Shiori Ito prend la parole pour les femmes victimes de viol
Dans “La boîte noire”, un récit à la première personne, la journaliste questionne le traitement des victimes d'agressions sexuelles au Japon.
© Hanna Aqvilin
Le récit est clair, précis, presque chirurgical. Des faits, remémorés, mis bout à bout et consignés dans un ouvrage, pour ne pas oublier, mais surtout, pour tenter d’éviter que d’autres ne connaissent le même sort. Le 3 avril 2015, la journaliste Shiori Ito reprend conscience dans une chambre d’hôtel à Tokyo, alors qu’elle est en train de se faire agresser par Noriyuki Yamaguchi, un haut responsable de la chaîne de télévision japonaise TBS. La jeune femme avait rejoint celui qui est aussi le biographe du Premier ministre Shinzo Abe quelques heures plus tôt dans un restaurant afin de discuter des modalités pour l’obtention d’un poste à New-York.
Deux ans plus tard, Shiori Ito alors âgée de 28 ans publie La boîte noire, édité en français aux éditions Philippe Picquier. Un récit cathartique écrit en trois mois, qui, après avoir rapidement posé le contexte et raconté l’enchaînement de faits ayant conduit jusqu’à son viol, propose une réflexion globale sur les violences sexuelles au Japon et le traitement réservé aux victimes.
Ouvrir la voie pour les autres femmes
« Ce qui s’est passé n’est pas le sujet principal du livre. Je veux parler de l’avenir, des mesures à prendre pour qu’il n’y ait plus d’autres victimes et des moyens à mettre en place pour que les victimes d’agressions sexuelles puissent obtenir de l’aide.

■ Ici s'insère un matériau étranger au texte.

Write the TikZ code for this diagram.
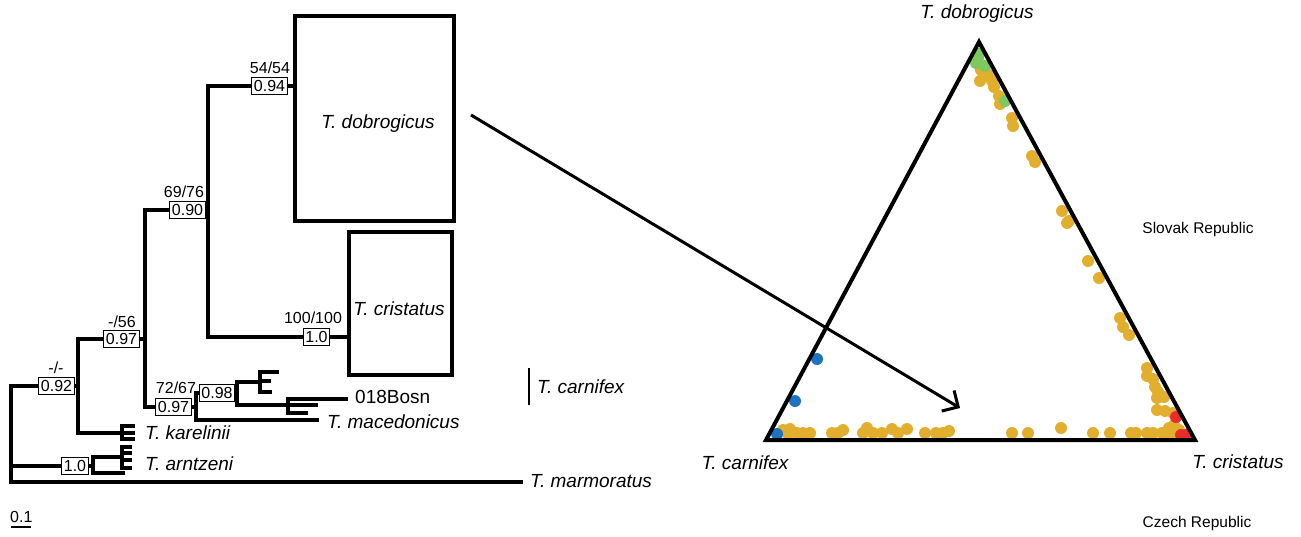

Si je parle du passé, c’est uniquement pour réfléchir au futur », annonce l’auteure dès les premières pages.
Car après son viol Shiori Ito va être confrontée à l’indifférence voire à la mauvaise volonté des services d’assistance, de la police, des hôpitaux, des médias… Tous n’arrêtent pas de lui répéter inlassablement qu’un dépôt de plainte n’aura d’autres conséquences que de ruiner sa carrière. Ce qui va la pousser à se lancer, seule, dans la collecte d’éléments à charge contre son agresseur. « On n’a cessé de me répéter que ce qui se passe dans une pièce close est inaccessible à une tierce personne. Le procureur a qualifié cette situation de black box, de boîte noire », explique-t-elle.
Un début de changement
Après des mois de travail acharné, Shiori Ito obtient enfin un mandat d’arrêt contre Noriyuki Yamaguchi. L’homme devait être arrêté lors de son arrivée sur le sol nippon après un séjour à New-York, mais un ordre venu d’en haut viendra interrompre la procédure.
Alors que sa plainte criminelle a été close après l’annulation du mandat d’arrêt, Shiori Ito a vu sa plainte civile aboutir. Le tribunal de Tokyo a ordonné à Noriyuki Yamaguchi le paiement de 3,3 millions de yens de dommages à la jeune femme en décembre 2019. Shiori Ito, installée désormais à Londres où elle a créé sa société de production documentaire, continue de lutter pour une meilleure prise en charge des femmes japonaises victimes de viol. Son récit a été mis en images par la BBC qui a tiré de son histoire le documentaire Japan’s secret shame, diffusé en 2018.
La boîte noire (2019), un récit de Shiori Ito, publié aux éditions Picquier.